Television and film were much more open-minded to the controversy than other media, where the feedback was so mixed that it was impossible to interpret. I wasn’t famous, I was infamous. I wasn’t the “it” girl, I was the “too” girl: too gay, too anti-gay, too straight, too anti-straight, too street, too commercial, too serious, too lacking in seriousness, too controversial.
My second record, 1984’s From The Hip, would hang over us like some portal out of Hellraiser. Near the end of my association with Elektra, I had been assigned a female publicist who was always pushing me for “more T&A.” When she approached me about doing a Penthouse layout, I declined. She was furious and stormed out of the room. I was dropped from Elektra almost immediately.
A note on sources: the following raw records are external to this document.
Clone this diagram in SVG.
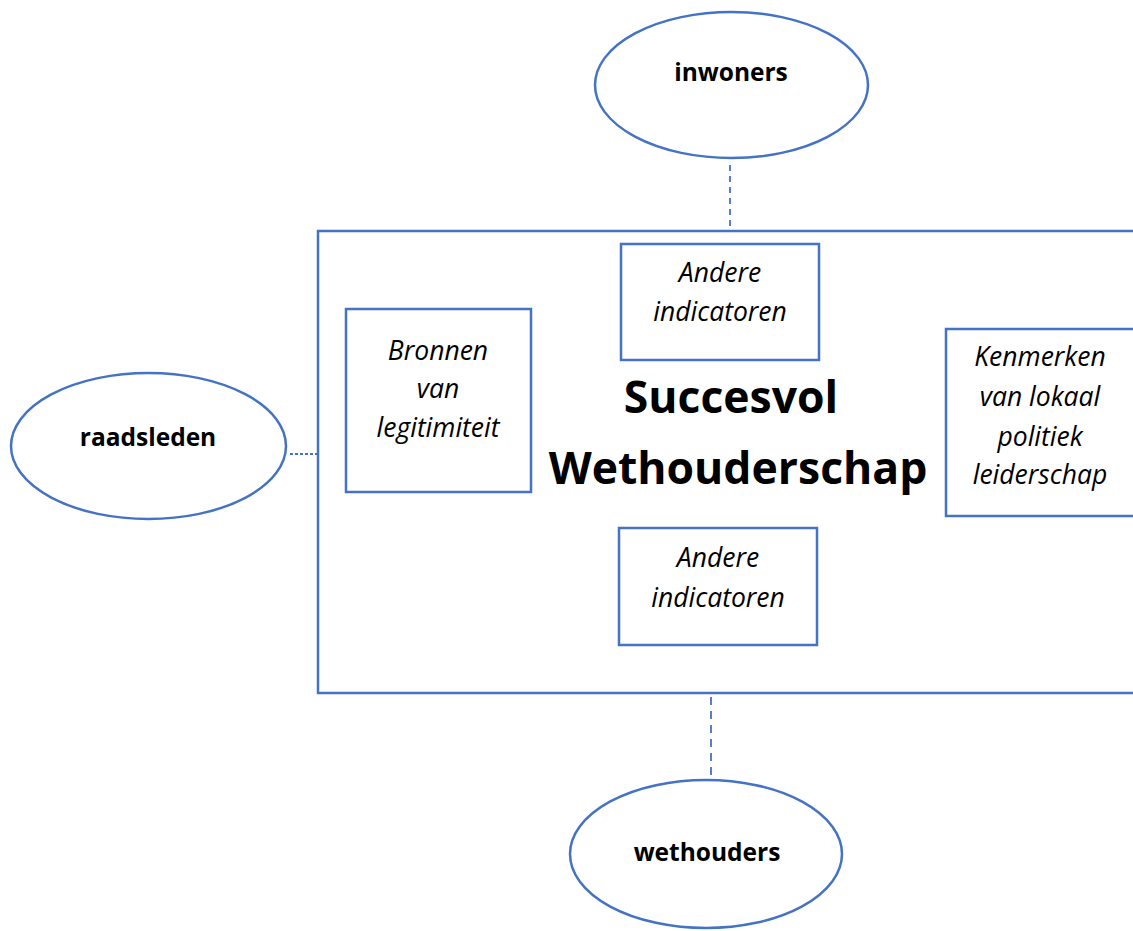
<svg xmlns="http://www.w3.org/2000/svg" width="1133" height="931" viewBox="0 0 1133 931">
<style>
.shape{fill:#fff;stroke:#4472C4;stroke-width:2.5}
.conn{stroke:#4472C4;fill:none;stroke-width:1.8}
.lbl{font-family:"Open Sans","Liberation Sans",sans-serif;font-weight:bold;font-size:24.5px;text-anchor:middle;fill:#000}
.it{font-family:"Open Sans","Liberation Sans",sans-serif;font-style:italic;font-size:26.5px;text-anchor:middle;fill:#000}
.big{font-family:"Open Sans","Liberation Sans",sans-serif;font-weight:bold;font-size:44.5px;text-anchor:middle;fill:#000}
</style>
<rect width="1133" height="931" fill="#fff"/>
<g id="connectors">
<line class="conn" x1="730" y1="165" x2="730" y2="231" stroke-dasharray="6,5"/>
<line class="conn" x1="290" y1="454" x2="318" y2="454" stroke-width="1.2" stroke-dasharray="3,2"/>
<line class="conn" x1="711" y1="697" x2="711" y2="790" stroke-dasharray="8,6"/>
</g>
<g id="main">
<rect class="shape" x="318" y="231" width="830" height="462"/>
<text class="big" x="731" y="413">Succesvol</text>
<text class="big" x="738" y="484">Wethouderschap</text>
</g>
<g id="andere-top">
<rect class="shape" x="621" y="244" width="198" height="116"/>
<text class="it" x="720" y="282">Andere</text>
<text class="it" x="720" y="321">indicatoren</text>
</g>
<g id="bronnen">
<rect class="shape" x="346" y="309" width="185" height="183"/>
<text class="it" x="438" y="360">Bronnen</text>
<text class="it" x="438" y="398">van</text>
<text class="it" x="438" y="437">legitimiteit</text>
</g>
<g id="kenmerken">
<rect class="shape" x="946" y="329" width="200" height="187"/>
<text class="it" x="1040" y="366">Kenmerken</text>
<text class="it" x="1040" y="406">van lokaal</text>
<text class="it" x="1040" y="446">politiek</text>
<text class="it" x="1040" y="484">leiderschap</text>
</g>
<g id="andere-bottom">
<rect class="shape" x="619" y="528" width="198" height="117"/>
<text class="it" x="718" y="567">Andere</text>
<text class="it" x="718" y="607">indicatoren</text>
</g>
<g id="inwoners">
<ellipse class="shape" cx="731.5" cy="85" rx="136.5" ry="73"/>
<text class="lbl" x="731" y="81">inwoners</text>
</g>
<g id="raadsleden">
<ellipse class="shape" cx="148.5" cy="446" rx="137.5" ry="73"/>
<text class="lbl" x="148" y="446">raadsleden</text>
</g>
<g id="wethouders">
<ellipse class="shape" cx="706" cy="854" rx="136" ry="74"/>
<text class="lbl" x="707" y="861">wethouders</text>
</g>
</svg>
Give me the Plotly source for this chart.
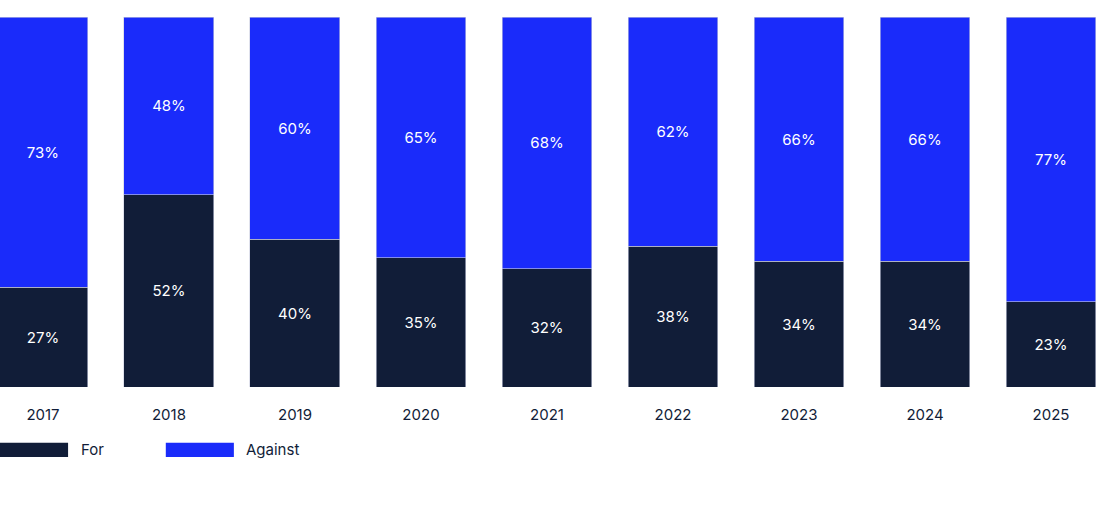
import plotly.graph_objects as go

years = ["2017", "2018", "2019", "2020", "2021", "2022", "2023", "2024", "2025"]
for_pct = [27, 52, 40, 35, 32, 38, 34, 34, 23]
against_pct = [73, 48, 60, 65, 68, 62, 66, 66, 77]

navy = "#111d38"
blue = "#1a2bfa"
font = "Inter, 'Noto Sans', sans-serif"

fig = go.Figure()

for name, vals, color in [("For", for_pct, navy), ("Against", against_pct, blue)]:
    fig.add_trace(go.Bar(
        x=years, y=vals, name=name,
        marker=dict(color=color, line=dict(color="#c9cde0", width=0.6)),
        text=[f"{v}%" for v in vals],
        textposition="inside", insidetextanchor="middle",
        textfont=dict(color="white", size=15, family=font),
    ))

# legend drawn by hand: long flat swatches
legend_items = [("For", navy, 0.0), ("Against", blue, 0.151)]
for label, color, x0 in legend_items:
    fig.add_shape(type="rect", xref="paper", yref="paper",
                  x0=x0, x1=x0 + 0.062, y0=-0.189, y1=-0.151,
                  fillcolor=color, line=dict(color=color, width=0))
    fig.add_annotation(text=label, xref="paper", yref="paper",
                       x=x0 + 0.0715, y=-0.170, xanchor="left", yanchor="middle",
                       showarrow=False, font=dict(size=15, color=navy, family=font))

fig.update_layout(
    barmode="stack",
    bargap=0.286,
    width=1098, height=518,
    margin=dict(l=0, r=0, t=17, b=131),
    plot_bgcolor="white", paper_bgcolor="white",
    showlegend=False,
    font=dict(family=font, size=15, color=navy),
    xaxis=dict(range=[-0.341, 8.373], showgrid=False, zeroline=False,
               showline=False, ticks="", ticklabelstandoff=17,
               tickfont=dict(size=15, color=navy)),
    yaxis=dict(range=[0, 100], visible=False),
)

# drop the page's default body margin so the figure sits at the corner
fig.write_html("out.html", config={"displayModeBar": False},
               post_script="document.body.style.margin='0';")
I ultimately walked away from the music business, but I never stopped being an artist. I went on to record five more albums over the years, and I decided to open a recording studio with my life-long friend Geza X, a Los Angeles punk icon who produced the Germs and Dead Kennedys. We recorded everything from Meredith Brooks’ “Bitch” to Elliott Smith’s From A Basement On The Hill at our studio, Satellite Park.
A few years after the whole “Johnny, Are You Queer?” fiasco had pretty much been forgotten, a friend insisted I go to a psychic, who took my hands in hers and asked, “Did you know that you are queen of the fairies in another dimension?” So if my fairy throne awaits me in some other world, I can wait. The truth is, I wouldn’t have missed this one for anything.
Oh, and by the way, to finally answer that question once and for all: He was flamin’.